Who has a grip on this? Misallocation of resources and questionable priorities have marched in step. Not only do we have not enough aircraft, there is no longer the capacity to train pilots. An RAF fast-jet pilot requires 4 years’ training. Cancellations and postponements mean it is now taking seven years. If this was the NHS, it would lead the news.

Labour’s manifesto makes no promise to defend the self-determination of any British territory

Attuned to what it thinks the public wants, defence merits just half a page in the 2019 Conservative manifesto. It promises to increase MoD spending by 0.5 per cent above inflation for the next five years and to build a new generation of Type 31 frigates and armoured vehicles in the UK. Beyond defending the sovereignty of Gibraltar, the Falkland Islands and other overseas territories, the strategic objective is contained in just one sentence, “We will stand against terrorism and extremism around the world.” Which is good to know.

If manifestos were to be believed, there would be not much to choose between Labour and Conservative. Both commit to meeting NATO expectations of spending at least 2 per cent of GDP in defence, and both will maintain Trident.

The reality, of course, is that Trident will be up for negotiation when Jeremy Corbyn finds himself reliant upon the Scottish Nationalists for a parliamentary majority. It is also hard to believe that a man who has dismissed every British military intervention since 1945 will suddenly, upon assuming office, be finding time for regimental dinners. In 2014, he hoped to “close down Nato, invest in people, invest in peace, invest in jobs, invest in hope, not create the intolerance and detestation that is led by wars and leads also to racism and intolerance in our own society.” Labour’s manifesto makes no promise to defend the self-determination of any British territory. The omission is intentioal. How could it not be when its leader believes Las Malvinas son Argentinas?

Being to the right of Jeremy Corbyn is hardly an achievement. The Conservatives’ greatest problem is that it is hard to make defence the dividing line it once was, when your armed forces have been cut to the point where they would struggle to retake British territories even if there was a resolve in Whitehall to do so. Beyond which, few voters are now instinctively engaged by our NATO Article 5 commitment to defend the Baltic States if they were attacked by Russia, let alone its extension to Turkey’s southern border with Syria. Many would be more concerned by the risk if their attention was drawn to it.

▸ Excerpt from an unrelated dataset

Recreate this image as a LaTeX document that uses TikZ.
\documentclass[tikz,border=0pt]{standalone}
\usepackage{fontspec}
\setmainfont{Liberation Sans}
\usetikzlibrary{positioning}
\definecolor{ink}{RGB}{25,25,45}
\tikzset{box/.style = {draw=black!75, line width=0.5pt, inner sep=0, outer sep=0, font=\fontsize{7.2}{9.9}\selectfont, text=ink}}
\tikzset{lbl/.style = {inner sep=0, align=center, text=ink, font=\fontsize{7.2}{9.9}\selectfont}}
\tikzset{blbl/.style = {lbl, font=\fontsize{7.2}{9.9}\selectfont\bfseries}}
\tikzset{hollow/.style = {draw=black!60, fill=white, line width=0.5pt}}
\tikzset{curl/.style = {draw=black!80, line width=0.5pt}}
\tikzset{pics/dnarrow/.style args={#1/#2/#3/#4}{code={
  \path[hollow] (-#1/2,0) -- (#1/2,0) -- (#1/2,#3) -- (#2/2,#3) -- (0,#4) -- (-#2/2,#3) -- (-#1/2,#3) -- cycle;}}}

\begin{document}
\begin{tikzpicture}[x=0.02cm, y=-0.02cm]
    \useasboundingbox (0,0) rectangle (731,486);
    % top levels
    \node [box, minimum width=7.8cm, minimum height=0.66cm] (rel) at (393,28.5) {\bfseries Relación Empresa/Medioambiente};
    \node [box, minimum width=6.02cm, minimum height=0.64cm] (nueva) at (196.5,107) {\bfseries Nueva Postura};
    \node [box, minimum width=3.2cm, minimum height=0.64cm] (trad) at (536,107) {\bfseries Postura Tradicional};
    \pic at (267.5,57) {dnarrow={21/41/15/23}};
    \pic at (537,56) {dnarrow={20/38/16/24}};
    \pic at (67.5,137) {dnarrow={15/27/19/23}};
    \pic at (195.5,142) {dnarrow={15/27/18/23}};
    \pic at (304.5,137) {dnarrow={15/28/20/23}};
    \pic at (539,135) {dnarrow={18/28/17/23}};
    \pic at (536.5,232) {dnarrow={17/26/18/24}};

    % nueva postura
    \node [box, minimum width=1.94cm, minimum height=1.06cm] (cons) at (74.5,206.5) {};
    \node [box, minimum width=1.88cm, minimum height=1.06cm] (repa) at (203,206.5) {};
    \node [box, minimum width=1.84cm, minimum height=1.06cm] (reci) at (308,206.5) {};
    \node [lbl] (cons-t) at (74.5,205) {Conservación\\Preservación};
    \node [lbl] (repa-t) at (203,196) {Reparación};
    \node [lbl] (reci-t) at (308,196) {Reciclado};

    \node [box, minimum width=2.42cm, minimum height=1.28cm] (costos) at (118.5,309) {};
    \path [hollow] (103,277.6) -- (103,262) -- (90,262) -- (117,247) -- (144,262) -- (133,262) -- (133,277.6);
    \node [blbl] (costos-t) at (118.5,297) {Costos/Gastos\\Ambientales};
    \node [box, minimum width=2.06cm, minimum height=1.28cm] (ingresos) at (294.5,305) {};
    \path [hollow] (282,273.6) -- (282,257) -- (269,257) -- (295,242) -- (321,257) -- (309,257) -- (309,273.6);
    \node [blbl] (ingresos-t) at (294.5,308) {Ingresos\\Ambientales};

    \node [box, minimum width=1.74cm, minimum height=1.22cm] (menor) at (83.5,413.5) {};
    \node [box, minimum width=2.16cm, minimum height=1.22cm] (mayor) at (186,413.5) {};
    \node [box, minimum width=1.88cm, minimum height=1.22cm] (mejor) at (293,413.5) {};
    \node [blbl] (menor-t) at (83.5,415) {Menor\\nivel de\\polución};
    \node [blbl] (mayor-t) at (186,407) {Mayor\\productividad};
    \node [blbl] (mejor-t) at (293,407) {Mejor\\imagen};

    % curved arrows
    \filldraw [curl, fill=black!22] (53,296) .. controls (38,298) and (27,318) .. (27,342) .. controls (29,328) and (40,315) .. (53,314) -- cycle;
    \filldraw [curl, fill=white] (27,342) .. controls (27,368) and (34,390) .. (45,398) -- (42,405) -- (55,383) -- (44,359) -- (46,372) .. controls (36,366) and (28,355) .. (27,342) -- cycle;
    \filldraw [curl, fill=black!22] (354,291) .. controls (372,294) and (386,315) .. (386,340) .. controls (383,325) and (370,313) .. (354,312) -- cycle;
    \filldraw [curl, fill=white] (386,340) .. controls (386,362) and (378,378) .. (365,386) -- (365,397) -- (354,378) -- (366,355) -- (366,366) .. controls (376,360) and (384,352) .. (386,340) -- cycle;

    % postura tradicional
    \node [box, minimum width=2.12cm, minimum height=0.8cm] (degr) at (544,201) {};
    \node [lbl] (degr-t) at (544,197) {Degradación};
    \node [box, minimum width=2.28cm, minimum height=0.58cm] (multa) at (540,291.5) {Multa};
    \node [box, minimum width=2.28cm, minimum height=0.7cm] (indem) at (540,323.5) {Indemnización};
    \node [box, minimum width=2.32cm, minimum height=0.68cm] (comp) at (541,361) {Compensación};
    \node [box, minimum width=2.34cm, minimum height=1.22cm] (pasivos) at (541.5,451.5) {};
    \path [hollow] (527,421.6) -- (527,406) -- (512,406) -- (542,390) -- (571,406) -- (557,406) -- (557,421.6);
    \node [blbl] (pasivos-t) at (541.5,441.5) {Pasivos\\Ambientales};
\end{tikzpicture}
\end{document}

NATO spent 42 years confronting the Soviet Union and its Warsaw Pact. It has now sustained a further 28 year afterlife.

Being to the right of Jeremy Corbyn on defence is hardly an achievement

It is a sign of waning interest that media attention for NATO’s 70th anniversary summit in Watford and London today has been almost entirely focussed on what Donald Trump wishes to say whilst in the UK about the NHS. This is despite the uncontainable President’s best efforts to slap down Emmanuel Macron’s musing about the “brain death” of NATO as “nasty.”  The reality is that each of NATO’s 29 member representatives will be given only four minutes to speak, in a meeting due to be wrapped-up in three hours. This gives a clear indication that this summit is about closing down debate, not opening it.

Yet, Macron was attuned to a significant strand of opinion when he called for the alliance to focus away from confronting Putin and to become better organised to fight terrorism.

Given how little priority current Labour and Lib Dem voters appear to accord defence, it is hard to see a more hawkish stance from the Conservatives reaping great electoral dividends unless put in a different context. Most Britons do feel safe in their beds from Putin. Less so, from other threats.

If it was credibly suggested that a UK led by Jeremy Corbyn would be regarded as no longer a safe ally for signals intelligence and that Britain might be bypassed within the ‘Five Eyes’ intelligence alliance between Britain, the United States, Australia, New Zealand and Canada, then there is the possibility for national security to at least finally enter public consciousness during election campaign.

We have not received this warning today. And if not today of all days, then presumably we shall not hear it until Jeremy Corbyn actually is in Downing Street.